Criminal Sentencing in Maine: Are Minorities and Whites Treated the Same?
LEWISTON, Maine - Leading players in the criminal justice system offered very different views Thursday on whether minorities in Maine face tougher sentences than whites for the crimes they commit. Prosecutors, defense attorneys, state lawmakers and current inmates shared their thoughts on sentencing disparities at a U.S. Commission on Civil Rights hearing in Lewiston.
In 2010, according to the most recent U.S. Census, minorities made up just under 1 percent of Maine's overall population of more than 1.3 million people. But they accounted for 7 percent of the 2,000-plus people in the state prison system.
The underlying question before a Maine committee of the U.S. Commission on Civil Rights: Are minorities and whites in the state's criminal justice system being treated the same way?
"I think there's a case to be made that there could be modifications to sentencing. But I don't think it's rampant with discriminatory decisions," says Mark Dion, Democratic state representative from Portland, and a former Cumberland County sheriff.

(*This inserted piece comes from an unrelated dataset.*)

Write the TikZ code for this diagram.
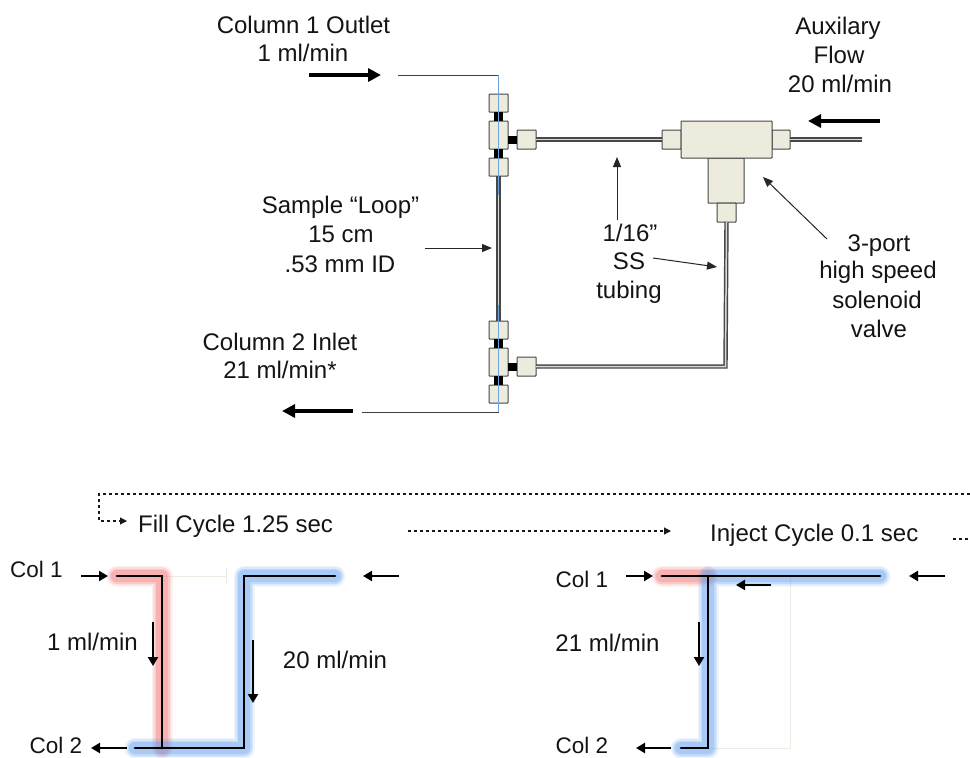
\documentclass[tikz,border=0pt]{standalone}
\usepackage{fontspec}
\setmainfont{Liberation Sans}
\usetikzlibrary{arrows.meta}
\tikzset{
  x=1pt,y=-1pt,
  lbl/.style={font=\fontsize{24}{28}\selectfont,text=black!92,inner sep=0pt,anchor=base},
  lbll/.style={lbl,anchor=base west},
  part/.style={draw=black!72,line width=1pt,fill=partfill,rounded corners=0.7pt,inner sep=0pt,outer sep=0pt},
  tube/.style={draw=black!72,line width=4.4pt},
  tubecore/.style={draw=black!15,line width=1.5pt},
  stub/.style={draw=black,line width=9pt},
  thin line/.style={draw=black!75,line width=1pt},
  blueline/.style={draw=wireblue,line width=1.1pt},
  bigarrow/.style={draw=black,line width=3.6pt,-{Triangle[length=13pt,width=13pt]}},
  smallarrow/.style={draw=black!85,line width=1pt,-{Triangle[length=10pt,width=8pt]}},
  flowarrow/.style={draw=black,line width=2.4pt,-{Triangle[length=9pt,width=10pt]}},
  wire/.style={draw=black,line width=2.8pt,line cap=round,line join=miter},
  faint/.style={draw=faintline,line width=0.8pt},
  dashline/.style={draw=black!90,line width=1.1pt,dash pattern=on 3.2pt off 2.8pt},
  dasharrow/.style={dashline,-{Triangle[length=7pt,width=7pt]}},
}
\definecolor{partfill}{HTML}{ECEBDD}
\definecolor{wireblue}{HTML}{6FA3DC}
\definecolor{faintline}{HTML}{ECEDE2}
\definecolor{glowred}{HTML}{F47070}
\definecolor{glowblue}{HTML}{5A9EF0}
\newcommand{\glowpath}[2]{%
  \foreach \w/\o in {21/0.10,18/0.14,15/0.18,12/0.26}{
    \draw[draw=#1,draw opacity=\o,line width=\w pt,line cap=round,line join=round] #2;
  }}
\newcommand{\partbox}[5]{\node[part,minimum width=#4 pt,minimum height=#5 pt] (#1) at (#2,#3) {};}
\begin{document}
\begin{tikzpicture}
\useasboundingbox (0,0) rectangle (970,758);
\clip (0,0) rectangle (970,758);
\fill[white] (0,0) rectangle (970,758);

% --- upper diagram: fittings
\partbox{ta}{498.5}{103}{19}{18}
\partbox{tb}{498.5}{135}{19}{28}
\partbox{tc}{498.5}{167}{19}{18}
\partbox{tr}{526.5}{139.5}{19}{19}
\partbox{ba}{498.5}{330}{19}{18}
\partbox{bb}{498.5}{362}{19}{28}
\partbox{bc}{498.5}{394}{19}{18}
\partbox{br}{526.5}{366.5}{19}{19}
\partbox{vl}{671.5}{139.5}{19}{19}
\partbox{vr}{781}{139.5}{18}{19}
\partbox{vd}{726}{180.5}{36}{45}
\partbox{vs}{726.5}{212.5}{19}{19}
\partbox{vb}{726.5}{139.5}{91}{37}

\coordinate (auxend) at (862,139.5);
\coordinate (corner) at (725.5,366.5);
\coordinate (bluetop) at (498.5,75);
\coordinate (bluebot) at (498.5,412);
\coordinate (blueA) at (498.5,195);
\coordinate (blueB) at (498.5,305);
\coordinate (inl) at (398,75);
\coordinate (outl) at (362,412);

% tubes
\draw[tube] (tr.east) -- (vl.west);
\draw[tubecore] (tr.east) -- (vl.west);
\draw[tube] (vr.east) -- (auxend);
\draw[tubecore] (vr.east) -- (auxend);
\draw[tube,line join=miter] (br.east) -- (corner) -- (vs.south);
\draw[tubecore,line join=miter] (br.east) -- (corner) -- (vs.south);
\draw[tube] (tc.south) -- (ba.north);
\draw[tubecore] (tc.south) -- (ba.north);
% black stubs
\draw[stub] (ta.south) -- (tb.north);
\draw[stub] (tb.south) -- (tc.north);
\draw[stub] (ba.south) -- (bb.north);
\draw[stub] (bb.south) -- (bc.north);
\draw[draw=black,line width=8pt] (tb.east |- tr.west) -- (tr.west);
\draw[draw=black,line width=8pt] (bb.east |- br.west) -- (br.west);
% thin sample path
\draw[thin line] (inl) -- (bluetop);
\draw[thin line] (outl) -- (bluebot);
\draw[blueline] (bluetop) -- (blueA);
\draw[blueline] (blueB) -- (bluebot);

% upper labels
\node[lbl] (t1) at (303.5,33) {Column 1 Outlet};
\node[lbl] (t2) at (303,61) {1 ml/min};
\node[lbl] (t3) at (838,34) {Auxilary};
\node[lbl] (t4) at (839,63) {Flow};
\node[lbl] (t5) at (840,92) {20 ml/min};
\node[lbl] (t6) at (340.5,213) {Sample “Loop”};
\node[lbl] (t7) at (341,242) {15 cm};
\node[lbl] (t8) at (340,272) {.53 mm ID};
\node[lbl] (t9) at (280,350) {Column 2 Inlet};
\node[lbl] (t10) at (280,378) {21 ml/min*};
\node[lbl] (t11) at (630,241) {1/16”};
\node[lbl] (t12) at (629,269) {SS};
\node[lbl] (t13) at (629,298) {tubing};
\node[lbl] (t14) at (879,251) {3-port};
\node[lbl] (t15) at (878,278) {high speed};
\node[lbl] (t16) at (877,308) {solenoid};
\node[lbl] (t17) at (879,337) {valve};

% upper arrows
\coordinate (a1s) at (309,75); \coordinate (a1e) at (381,75);
\coordinate (a2s) at (880,121); \coordinate (a2e) at (808,121);
\coordinate (a3s) at (353,411); \coordinate (a3e) at (282,411);
\coordinate (a4s) at (425,248); \coordinate (a4e) at (492,248);
\coordinate (a5s) at (617,220); \coordinate (a5e) at (617,157);
\coordinate (a6s) at (653,258); \coordinate (a6e) at (717,267);
\coordinate (a7s) at (827,239); \coordinate (a7e) at (763,177);
\draw[bigarrow] (a1s) -- (a1e);
\draw[bigarrow] (a2s) -- (a2e);
\draw[bigarrow] (a3s) -- (a3e);
\draw[smallarrow] (a4s) -- (a4e);
\draw[smallarrow] (a5s) -- (a5e);
\draw[smallarrow] (a6s) -- (a6e);
\draw[smallarrow] (a7s) -- (a7e);

% cycle dashes
\coordinate (d1) at (970,494); \coordinate (d2) at (99,494); \coordinate (d3) at (99,521); \coordinate (d4) at (127,521);
\coordinate (d5) at (408,531); \coordinate (d6) at (671,531);
\coordinate (d7) at (953,539); \coordinate (d8) at (970,539);
\draw[dasharrow] (d1) -- (d2) -- (d3) -- (d4);
\draw[dasharrow] (d5) -- (d6);
\draw[dashline] (d7) -- (d8);
\node[lbll] (fill) at (138,532) {Fill Cycle 1.25 sec};
\node[lbll] (inject) at (710,541) {Inject Cycle 0.1 sec};

% left (fill) schematic
\coordinate (p1) at (117,576); \coordinate (p2) at (162,576); \coordinate (p3) at (162,748);
\coordinate (p4) at (135,748); \coordinate (p5) at (244,748); \coordinate (p6) at (244,576); \coordinate (p7) at (335,576);
\coordinate (p8) at (226,576); \coordinate (p8a) at (226,568); \coordinate (p8b) at (226,585);
\draw[faint] (p2) -- (p8);
\draw[faint] (p8a) -- (p8b);
\glowpath{glowred}{(p1) -- (p2) -- (p3)}
\glowpath{glowblue}{(p4) -- (p5) -- (p6) -- (p7)}
\draw[wire] (p1) -- (p2) -- (p3);
\draw[wire] (p4) -- (p5) -- (p6) -- (p7);
\node[lbl,font=\fontsize{22.5}{26}\selectfont] (c1) at (36.5,577) {Col 1};
\node[lbl,font=\fontsize{22.5}{26}\selectfont] (c2) at (56,753) {Col 2};
\node[lbl] (f1) at (92.5,650) {1 ml/min};
\node[lbl] (f2) at (335,668) {20 ml/min};
\coordinate (e1s) at (81,576); \coordinate (e1e) at (108,576);
\coordinate (e2s) at (399,576); \coordinate (e2e) at (363,576);
\coordinate (e3s) at (127,748); \coordinate (e3e) at (91,748);
\coordinate (e4s) at (153,622); \coordinate (e4e) at (153,666);
\coordinate (e5s) at (253,640); \coordinate (e5e) at (253,703);
\foreach \n in {1,...,5}{\draw[flowarrow] (e\n s) -- (e\n e);}

% right (inject) schematic
\coordinate (q1) at (662,576); \coordinate (q2) at (708,576); \coordinate (q3) at (708,748);
\coordinate (q4) at (681,748); \coordinate (q5) at (880,576);
\coordinate (q6) at (790,576); \coordinate (q7) at (790,748);
\draw[faint] (q6) -- (q7) -- (q3);
\glowpath{glowred}{(q1) -- (q2)}
\glowpath{glowblue}{(q5) -- (q2) -- (q3) -- (q4)}
\draw[wire] (q1) -- (q5);
\draw[wire] (q2) -- (q3) -- (q4);
\node[lbl,font=\fontsize{22.5}{26}\selectfont] (c3) at (582,587) {Col 1};
\node[lbl,font=\fontsize{22.5}{26}\selectfont] (c4) at (582,753) {Col 2};
\node[lbl] (f3) at (607.5,651) {21 ml/min};
\coordinate (g1s) at (626,576); \coordinate (g1e) at (653,576);
\coordinate (g2s) at (945,576); \coordinate (g2e) at (909,576);
\coordinate (g3s) at (671,748); \coordinate (g3e) at (636,748);
\coordinate (g4s) at (699,622); \coordinate (g4e) at (699,666);
\coordinate (g5s) at (771,585); \coordinate (g5e) at (736,585);
\foreach \n in {1,...,5}{\draw[flowarrow] (g\n s) -- (g\n e);}
\end{tikzpicture}
\end{document}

Dion, who's now a defense attorney, co-chairs the Legislature's Criminal Justice and Public Safety Committee. "Some of the men that we're concerned about committed heinous crimes, significant crimes. And it would require an assesment of their individual case files to determine if he court went outside the river bank," Dion says. "I've never been quick to rush to judgement until I have hard data in front of me to make that decision."
Dion says any disparity in sentencing in Maine is there by design. "State statute and constitutional considerations require an evaluation of the defendant's profile. Such an inquiry will undoubtedly yield disparate, but not discriminatory, results."
But discriminatory sentencing happens on a routine basis, says one longtime criminal defense attorney. Lenny Sharon says the disparities faced by minorities convicted of crimes in Maine begin well before they're actually sentenced. "The disparity begins with people who are stopped, people who are searched, people who are arrested," Sharon says.
Sharon says the entire criminal justice system in the state is weighted against people of color. "There's one judge of color," he says. "I know of no prosecutors of color. I know of no defense lawyers of color. And there are very few law enforcement people of color."
Maine, of course, is one of the whitest states in the nation. Which makes it extremely difficult, as well, to seat racially and ethnically diverse juries when minority defendants go to trial.